President of the Regional Council of Friuli-Venezia Giulia
- In office 4 December 1974 – 30 November 1978
- Preceded by: Alfredo Berzanti
- Succeeded by: Mario Colli

Personal details
- Born: 19 November 1927 Trieste, Kingdom of Italy
- Died: 11 May 2004 (aged 76) Trieste, Italy
- Party: Italian Socialist Party

= Arnaldo Pittoni =

Arnaldo Pittoni (19 November 1927 – 11 May 2004) was an Italian politician of the Italian Socialist Party.

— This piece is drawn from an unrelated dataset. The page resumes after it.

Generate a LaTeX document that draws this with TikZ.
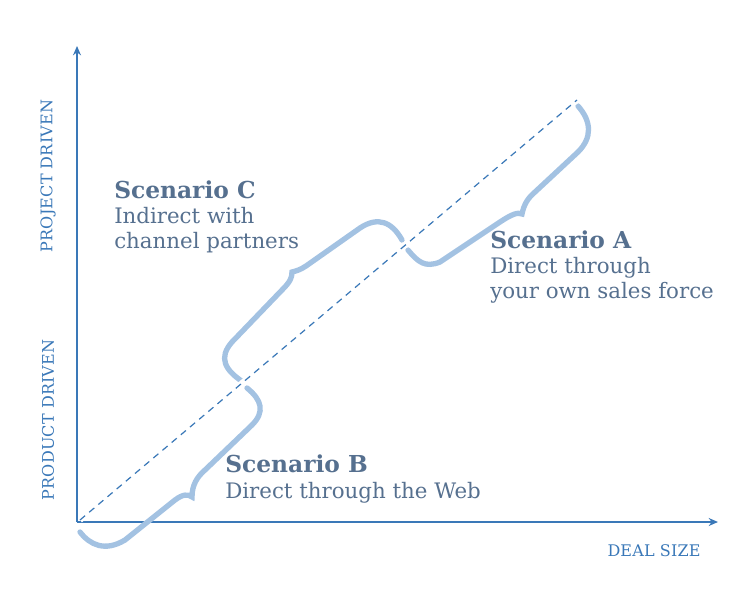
\documentclass[tikz,border=0pt]{standalone}
\usepackage{fontspec}
\setmainfont{DejaVu Serif}
\usetikzlibrary{arrows.meta}
\definecolor{ax}{HTML}{3A78B8}
\definecolor{br}{HTML}{A3C2E2}
\definecolor{tx}{HTML}{56708F}
\newcommand{\ttl}[1]{{\fontsize{17.5}{19}\selectfont\textbf{#1}}}
\tikzset{brace/.style={br,line width=4pt,line cap=round},
 lbl/.style={text=tx,anchor=west,align=left,font=\fontsize{16}{19}\selectfont,inner sep=0pt},
 axl/.style={text=ax,font=\fontsize{12}{14}\selectfont\addfontfeature{LetterSpace=1}}}
\begin{document}
\begin{tikzpicture}[x=0.75pt,y=-0.75pt]
\useasboundingbox (0,0) rectangle (756,600);
\coordinate (O) at (77,522);
\coordinate (Y) at (77,46);
\coordinate (X) at (718,522);
\coordinate (D0) at (80,520);
\coordinate (D1) at (577,100);
\draw[ax,line width=1.2pt,-{Stealth[length=7pt,width=6pt]}] (O) -- (Y);
\draw[ax,line width=1.2pt,-{Stealth[length=7pt,width=6pt]}] (O) -- (X);
% braces
\draw[brace] (80,532) .. controls (90,545) and (105,552) .. (125,540) -- (175,500) .. controls (183,494) and (188,494) .. (192,497) .. controls (192,485) and (197,477) .. (205,470) -- (252,425) .. controls (265,412) and (262,400) .. (247,388);
\draw[brace] (243,382) .. controls (225,370) and (218,358) .. (232,342) -- (282,290) .. controls (290,282) and (292,278) .. (292,272) .. controls (296,271) and (300,270) .. (306,266) -- (360,228) .. controls (378,216) and (392,222) .. (402,240);
\draw[brace] (408,250) .. controls (418,262) and (425,268) .. (440,262) -- (500,222) .. controls (512,214) and (518,212) .. (522,214) .. controls (524,204) and (528,198) .. (535,192) -- (578,152) .. controls (592,138) and (592,122) .. (578,106);
\draw[white,line width=4.5pt] (D0) -- (D1);
\draw[ax,line width=0.9pt,dash pattern=on 5pt off 4pt] (D0) -- (D1);
% labels
\node[lbl] (c) at (114,217) {\ttl{Scenario C}\\Indirect with\\channel partners};
\node[lbl] (a) at (490,267) {\ttl{Scenario A}\\Direct through\\your own sales force};
\node[lbl] (b) at (225,479) {\ttl{Scenario B}\\Direct through the Web};
\node[axl,rotate=90] (p1) at (48,176) {PROJECT DRIVEN};
\node[axl,rotate=90] (p2) at (48,420) {PRODUCT DRIVEN};
\node[axl] (d) at (654,551) {DEAL SIZE};
\end{tikzpicture}
\end{document}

He served as president of the Regional Council of Friuli-Venezia Giulia from 1974 to 1978.

== Life and career ==
Born in Trieste, Pittoni was active in the Trieste federation of the Italian Socialist Party and held several positions within the Regional Council of Friuli-Venezia Giulia, including that of vice president, during the early 1970s.

On 4 December 1974, he was elected president of the Regional Council, succeeding Alfredo Berzanti. He served until 16 July 1976, when he was immediately re-elected for a second consecutive term. He remained in office until 30 November 1978, when he was succeeded by Mario Colli.

Pittoni died in Trieste on 11 May 2004 at the age of 76.